The latest video shows multiple devices with dual displays that fold and flip over to convert from a phone-like device into more of a tablet. These concepts are similar to the type of device that’s used in Westworld, where multiple screens with tiny bezels fold out to create a bigger tablet or collapse into a more manageable phone-sized shape.

Although bendable displays and folding phones are still a few years away from the mainstream, it’s clear from the manifestation of The Surface Hub 2, about Microsoft’s obsession for large touchscreens, and desire for innovating this type of future device.

Microsoft’s foldable phone and tablet concept.

Samsung has also been toying with the idea. The Galaxy maker provided its own concept video of a phone of the future back at CES in 2013, and it has been investing in curved and foldable screen tech ever since. Samsung recently started promoting foldable displays as a source of new revenue, suggesting that we might be very close to a device shipping. LG Display is also working on TV displays that roll up like a newspaper.
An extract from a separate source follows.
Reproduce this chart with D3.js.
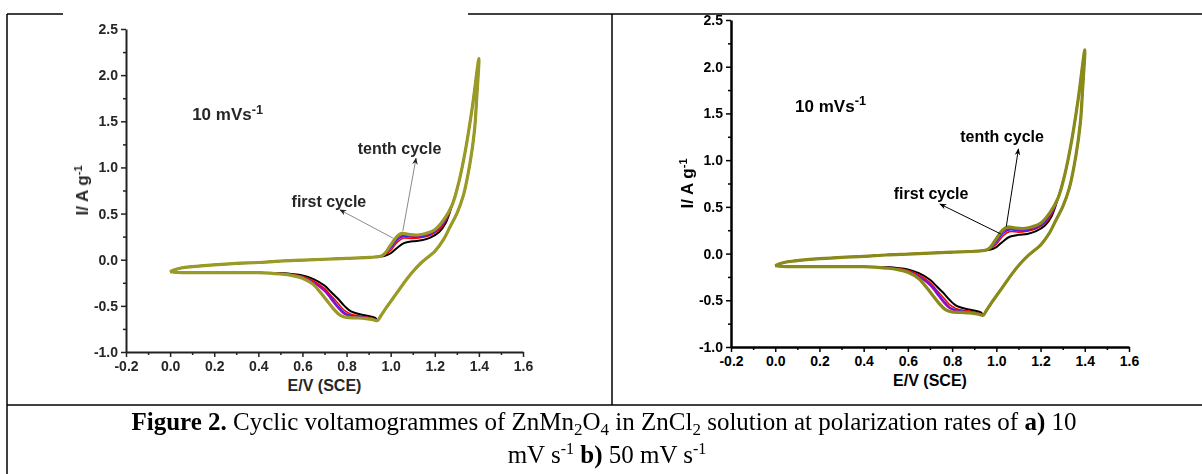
<!DOCTYPE html>
<html>
<head>
<meta charset="utf-8">
<script src="https://cdn.jsdelivr.net/npm/d3@7"></script>
<style>
  html, body { margin: 0; padding: 0; background: #fff; }
  svg { display: block; }
</style>
</head>
<body>
<div id="fig"></div>
<script>
// Axis ticks
const xTicks = [-0.2, 0.0, 0.2, 0.4, 0.6, 0.8, 1.0, 1.2, 1.4, 1.6];
const yTicks = [-1.0, -0.5, 0.0, 0.5, 1.0, 1.5, 2.0, 2.5];

// Common parts of every cycle (E in V, I in A/g)
const anodicStart = [[0.00,-0.13],[0.02,-0.11],[0.05,-0.09],[0.10,-0.075],[0.20,-0.055],[0.30,-0.04],
  [0.40,-0.03],[0.50,-0.015],[0.60,-0.005],[0.70,0.005],[0.80,0.015],[0.90,0.025],[0.95,0.035]];
const anodicEnd = [[1.28,0.60],[1.31,0.85],[1.34,1.20],[1.37,1.65],[1.40,2.18]];
const cathodicStart = [[1.40,2.18],[1.39,1.75],[1.38,1.40],[1.36,1.05],[1.33,0.70],[1.30,0.50],
  [1.27,0.36],[1.24,0.22],[1.20,0.09],[1.17,0.03],[1.14,-0.03],[1.10,-0.13],[1.07,-0.22],
  [1.04,-0.32],[1.01,-0.42],[0.98,-0.52],[0.955,-0.61],[0.94,-0.66]];
const cathodicEnd = [[0.45,-0.145],[0.40,-0.14],[0.30,-0.14],[0.20,-0.14],[0.10,-0.14],
  [0.05,-0.14],[0.02,-0.135],[0.00,-0.13]];

// Cycle-dependent parts around the redox peaks
const cycleNames = ["first", "second", "third", "fourth", "tenth"];
const cycleColors = ["#000000", "#ff0000", "#2a2aff", "#b000b0", null]; // last one set per panel
const anodicPeaks = [
  [[0.97,0.040],[1.00,0.070],[1.03,0.130],[1.06,0.180],[1.10,0.200],[1.14,0.210],[1.18,0.240],[1.22,0.300],[1.25,0.400]],
  [[0.97,0.050],[1.00,0.100],[1.03,0.190],[1.06,0.235],[1.10,0.230],[1.14,0.240],[1.18,0.265],[1.22,0.325],[1.25,0.420]],
  [[0.97,0.055],[1.00,0.125],[1.03,0.215],[1.06,0.255],[1.10,0.245],[1.14,0.250],[1.18,0.275],[1.22,0.340],[1.25,0.435]],
  [[0.97,0.058],[1.00,0.140],[1.03,0.235],[1.06,0.265],[1.10,0.255],[1.14,0.260],[1.18,0.285],[1.22,0.350],[1.25,0.445]],
  [[0.97,0.060],[1.00,0.160],[1.03,0.255],[1.05,0.285],[1.08,0.275],[1.12,0.268],[1.16,0.285],[1.20,0.325],[1.24,0.430]]
];
const cathodicPeaks = [
  [[0.93,-0.630],[0.90,-0.610],[0.86,-0.590],[0.82,-0.560],[0.79,-0.500],[0.76,-0.420],[0.73,-0.350],[0.70,-0.280],[0.65,-0.210],[0.60,-0.170],[0.55,-0.155],[0.50,-0.145]],
  [[0.93,-0.645],[0.90,-0.625],[0.86,-0.610],[0.82,-0.590],[0.79,-0.550],[0.76,-0.470],[0.73,-0.390],[0.70,-0.310],[0.65,-0.230],[0.60,-0.180],[0.55,-0.160],[0.50,-0.148]],
  [[0.93,-0.650],[0.90,-0.630],[0.86,-0.620],[0.82,-0.605],[0.79,-0.575],[0.76,-0.500],[0.73,-0.410],[0.70,-0.330],[0.65,-0.245],[0.60,-0.190],[0.55,-0.165],[0.50,-0.150]],
  [[0.93,-0.655],[0.90,-0.635],[0.86,-0.625],[0.82,-0.615],[0.79,-0.590],[0.76,-0.520],[0.73,-0.430],[0.70,-0.340],[0.65,-0.250],[0.60,-0.195],[0.55,-0.168],[0.50,-0.152]],
  [[0.92,-0.650],[0.88,-0.635],[0.84,-0.630],[0.80,-0.625],[0.77,-0.600],[0.74,-0.530],[0.71,-0.440],[0.68,-0.350],[0.65,-0.270],[0.60,-0.200],[0.55,-0.170],[0.50,-0.155]]
];

const W = 1202, H = 474;
const svg = d3.select("#fig").append("svg")
  .attr("width", W).attr("height", H);

const defs = svg.append("defs");
function marker(id, col) {
  defs.append("marker")
    .attr("id", id)
    .attr("viewBox", "0 0 10 10")
    .attr("refX", 9).attr("refY", 5)
    .attr("markerWidth", 7).attr("markerHeight", 7)
    .attr("markerUnits", "userSpaceOnUse")
    .attr("orient", "auto")
    .append("path").attr("d", "M0,1 L10,5 L0,9 L3,5 Z").attr("fill", col);
}
marker("headL", "#222");
marker("headR", "#000");
defs.append("filter").attr("id", "soft")
  .append("feGaussianBlur").attr("stdDeviation", 0.45);

// Table lines
const table = svg.append("g").attr("stroke", "#000").attr("stroke-width", 1.5);
table.append("line").attr("x1", 7).attr("y1", 14).attr("x2", 63).attr("y2", 14);
table.append("line").attr("x1", 468).attr("y1", 14).attr("x2", W).attr("y2", 14);
table.append("line").attr("x1", 7).attr("y1", 14).attr("x2", 7).attr("y2", H);
table.append("line").attr("x1", 612).attr("y1", 14).attr("x2", 612).attr("y2", 405);
table.append("line").attr("x1", 7).attr("y1", 405).attr("x2", W).attr("y2", 405);

function drawPanel(p) {
  const g = svg.append("g");
  const x = d3.scaleLinear().domain([-0.2, 1.6]).range([p.x0, p.x1]);
  const y = d3.scaleLinear().domain([-1.0, 2.5]).range([p.y0, p.y1]);
  const font = "Liberation Sans, Arial, sans-serif";
  const fmt = d => d.toFixed(1);

  // curves
  const curves = g.append("g").attr("filter", p.soft ? "url(#soft)" : null);
  const line = d3.line().x(d => x(d[0])).y(d => y(d[1])).curve(d3.curveCatmullRom.alpha(0.5));
  cycleNames.forEach((name, i) => {
    const pts = anodicStart.concat(anodicPeaks[i], anodicEnd, cathodicStart.slice(1), cathodicPeaks[i], cathodicEnd);
    curves.append("path")
      .attr("d", line(pts))
      .attr("fill", "none")
      .attr("stroke", cycleColors[i] || p.olive)
      .attr("stroke-width", i === 4 ? p.olW : (i === 0 ? 2 : 1.6))
      .attr("stroke-linejoin", "round");
  });

  // axes
  const axes = g.append("g").attr("filter", p.soft ? "url(#soft)" : null);
  const xAxis = axes.append("g").attr("transform", `translate(0,${p.y0})`)
    .call(d3.axisBottom(x).tickValues(xTicks).tickSize(5).tickPadding(4).tickSizeOuter(0).tickFormat(fmt));
  const xMinor = axes.append("g").attr("transform", `translate(0,${p.y0})`)
    .call(d3.axisBottom(x).tickValues(xTicks.slice(0, -1).map(v => v + 0.1)).tickSize(3).tickFormat(""));
  const yAxis = axes.append("g").attr("transform", `translate(${p.x0},0)`)
    .call(d3.axisLeft(y).tickValues(yTicks).tickSize(5).tickPadding(3).tickSizeOuter(0).tickFormat(fmt));
  const yMinor = axes.append("g").attr("transform", `translate(${p.x0},0)`)
    .call(d3.axisLeft(y).tickValues(yTicks.slice(0, -1).map(v => v + 0.25)).tickSize(3).tickFormat(""));
  [xAxis, xMinor, yAxis, yMinor].forEach(a => {
    a.select(".domain").attr("stroke", p.axisCol).attr("stroke-width", p.axisW);
    a.selectAll(".tick line").attr("stroke", p.axisCol).attr("stroke-width", 1.5);
    a.selectAll("text").attr("fill", p.textCol).style("font-family", font)
      .style("font-weight", "bold").style("font-size", p.tickFs + "px");
  });
  [xMinor, yMinor].forEach(a => a.select(".domain").remove());

  const txt = (sel, fs) => sel.attr("fill", p.textCol)
    .style("font-family", font).style("font-weight", "bold").style("font-size", fs + "px");

  // axis titles
  txt(g.append("text"), p.titleFs)
    .attr("x", (p.x0 + p.x1) / 2).attr("y", p.y0 + p.xTitleDy)
    .attr("text-anchor", "middle")
    .text("E/V (SCE)");
  const yt = txt(g.append("text"), p.yTitleFs)
    .attr("transform", `translate(${p.x0 - p.yTitleDx},${y(0.75)}) rotate(-90)`)
    .attr("text-anchor", "middle");
  yt.append("tspan").text("I/ A g");
  yt.append("tspan").attr("dy", "-0.5em").style("font-size", (p.yTitleFs * 0.65) + "px").text("-1");

  // scan rate label
  const sr = txt(g.append("text"), p.labFs)
    .attr("x", x(p.srPos[0])).attr("y", y(p.srPos[1]));
  sr.append("tspan").text("10 mVs");
  sr.append("tspan").attr("dy", "-0.5em").style("font-size", (p.labFs * 0.75) + "px").text("-1");

  // cycle annotations
  txt(g.append("text"), p.cycFs)
    .attr("x", x(p.tenthPos[0])).attr("y", y(p.tenthPos[1]))
    .attr("text-anchor", "middle")
    .text("tenth cycle");
  txt(g.append("text"), p.cycFs)
    .attr("x", x(p.firstPos[0])).attr("y", y(p.firstPos[1]))
    .attr("text-anchor", "middle")
    .text("first cycle");
  p.arrows.forEach(a => {
    g.append("line")
      .attr("x1", x(a[0][0])).attr("y1", y(a[0][1]))
      .attr("x2", x(a[1][0])).attr("y2", y(a[1][1]))
      .attr("stroke", p.arrowCol).attr("stroke-width", 1)
      .attr("marker-end", `url(#${p.head})`);
  });
}

// a) left panel (soft scan), b) right panel
drawPanel({ x0: 126, x1: 523, y0: 352, y1: 29, axisW: 2, axisCol: "#222", textCol: "#262626",
  tickFs: 14, titleFs: 16, yTitleFs: 17, labFs: 17, cycFs: 16, xTitleDy: 39, yTitleDx: 38, olW: 3.2,
  olive: "#9a9a26", soft: true,
  srPos: [0.10, 1.51], tenthPos: [1.04, 1.15], firstPos: [0.72, 0.57],
  arrows: [[[1.055, 0.31], [1.115, 1.10]], [[1.01, 0.235], [0.77, 0.54]]],
  arrowCol: "#8a8a8a", head: "headL" });
drawPanel({ x0: 731, x1: 1129, y0: 347, y1: 20, axisW: 2.5, axisCol: "#000", textCol: "#000",
  tickFs: 14, titleFs: 16, yTitleFs: 17, labFs: 17, cycFs: 16, xTitleDy: 39, yTitleDx: 38, olW: 3.2,
  olive: "#8a8a1a", soft: false,
  srPos: [0.09, 1.52], tenthPos: [1.026, 1.19], firstPos: [0.705, 0.58],
  arrows: [[[1.045, 0.29], [1.10, 1.12]], [[1.02, 0.21], [0.745, 0.53]]],
  arrowCol: "#000", head: "headR" });

// caption
const cap = svg.append("text")
  .attr("text-anchor", "middle")
  .style("font-family", "Liberation Serif, Times New Roman, serif")
  .style("font-size", "25px").attr("fill", "#000");
const l1 = cap.append("tspan").attr("x", 604).attr("y", 430);
l1.append("tspan").style("font-weight", "bold").text("Figure 2.");
l1.append("tspan").text(" Cyclic voltamogrammes of ZnMn");
l1.append("tspan").attr("dy", 5).style("font-size", "17px").text("2");
l1.append("tspan").attr("dy", -5).text("O");
l1.append("tspan").attr("dy", 5).style("font-size", "17px").text("4");
l1.append("tspan").attr("dy", -5).text(" in ZnCl");
l1.append("tspan").attr("dy", 5).style("font-size", "17px").text("2");
l1.append("tspan").attr("dy", -5).text(" solution at polarization rates of ");
l1.append("tspan").style("font-weight", "bold").text("a)");
l1.append("tspan").text(" 10");
const l2 = cap.append("tspan").attr("x", 607).attr("y", 463);
l2.append("tspan").text("mV s");
l2.append("tspan").attr("dy", -9).style("font-size", "16px").text("-1");
l2.append("tspan").attr("dy", 9).text(" ");
l2.append("tspan").style("font-weight", "bold").text("b)");
l2.append("tspan").text(" 50 mV s");
l2.append("tspan").attr("dy", -9).style("font-size", "16px").text("-1");
</script>
</body>
</html>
Samsung concept phone from 2013.

Whichever company manages to bring a convincing dual-screen device to market first will need to avoid the mistakes of previous attempts such as unoptimized apps, lack of support and giant bezels that ruined the experience.

Microsoft will really need to ensure the software works well enough to realize its dual-screen device dreams. Making apps scale across ever-changing display sizes and formats will be the most difficult challenge for any hardware maker to succeed with. But if any company is successful, then we might be witnessing an interesting era of smartphone and tablet devices.